Saturday, October 29, 2011

Sweet Roasted Pumpkin Seeds

I have so much blogging to catch up on! Here's my newest experimentation. Caramelized delicious little pumpkin seeds. Slightly sweet with a delicious taste of fall (aka cinnamon) and a yummy crunch :) I tried a couple variations on the recipe and decided this was my favorite sweet variety.
Last weekend me and my roommate finally got around to carving pumpkins. Mid cleaning of the pumpkin, I realized I had never actually cleaned the pumpkin out myself, but my parents had always helped me or done it for me. I hate weird textures and it was absolutely a disgusting texture. Anyway, after finally sucking it up and cleaning out the (rather large) pumpkins we were going to carve, I needed to figure out what I was going to create! We figured we could carve things into both sides, yet the only thing I could think of was a cupcake. Yup, a cupcake into a pumpkin... so I went with it. Forever and a day later, I had a carved pumpkin and a ridiculous amount of pumpkin seeds left. 

I put way too much effort into this...
And with a big candle inside it looks pretty cute!
Flaming cherry on top? Sure why not. 

The recipe is super easy and pretty quick. 

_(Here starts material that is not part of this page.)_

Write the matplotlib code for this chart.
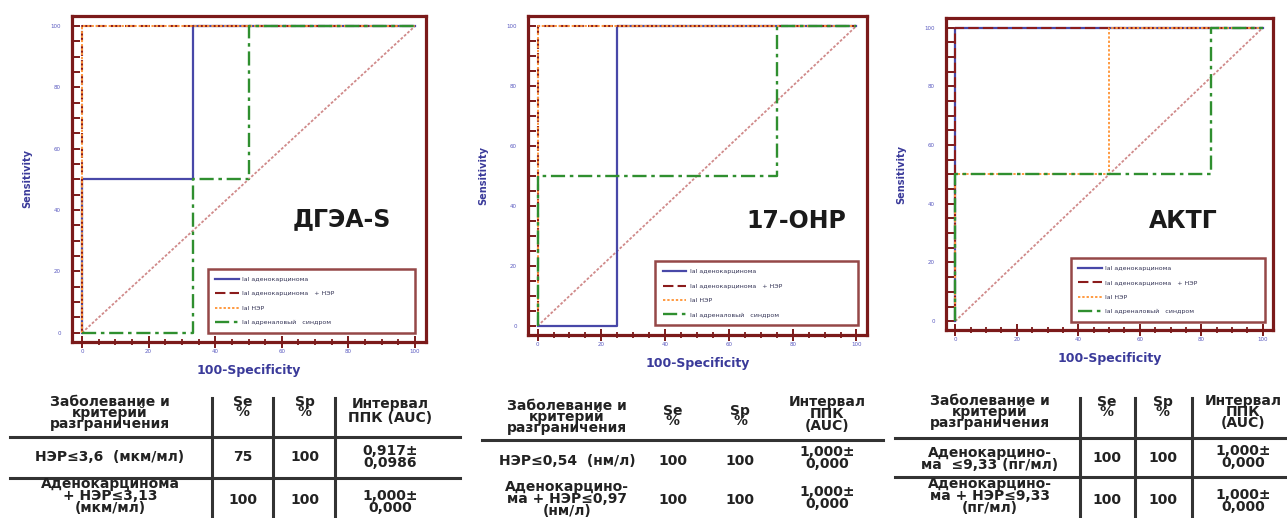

Sweet Roasted Pumpkin Seeds
1 1/2 cups raw pumpkin seeds
1-2 tsp agave syrup (can substitute this for honey)
2 Tbsp light brown sugar
1 1/2 tsp cinnamon
1/2 tsp nutmeg

Set oven to 300 degrees. Rinse, clean, and dry raw pumpkin seeds.
 In a large bowl, pour the agave syrup over the seeds and coat them evenly
Place all of the ingredients into the bowl with the seeds.
Mix everything until the seeds are evenly coated!
I got really carried away with taking pictures since I was actually baking during the day :)
Lay the seeds out onto a parchment paper lined baking sheet and place in the pre-heated oven for 10 minutes. After 10 minutes, you'll want to mix around the seeds a little, try and flip them over or at least try and separate some that are starting to stick together. The sugar will start to caramelize at this point. Return to the oven for another 11-13 minutes. Remove from the oven and start to separate some of the seeds. Let cool on the pan.
They'll clump together, so once the seeds are cool you'll be able to break some of the chunks. It's definitely worth it!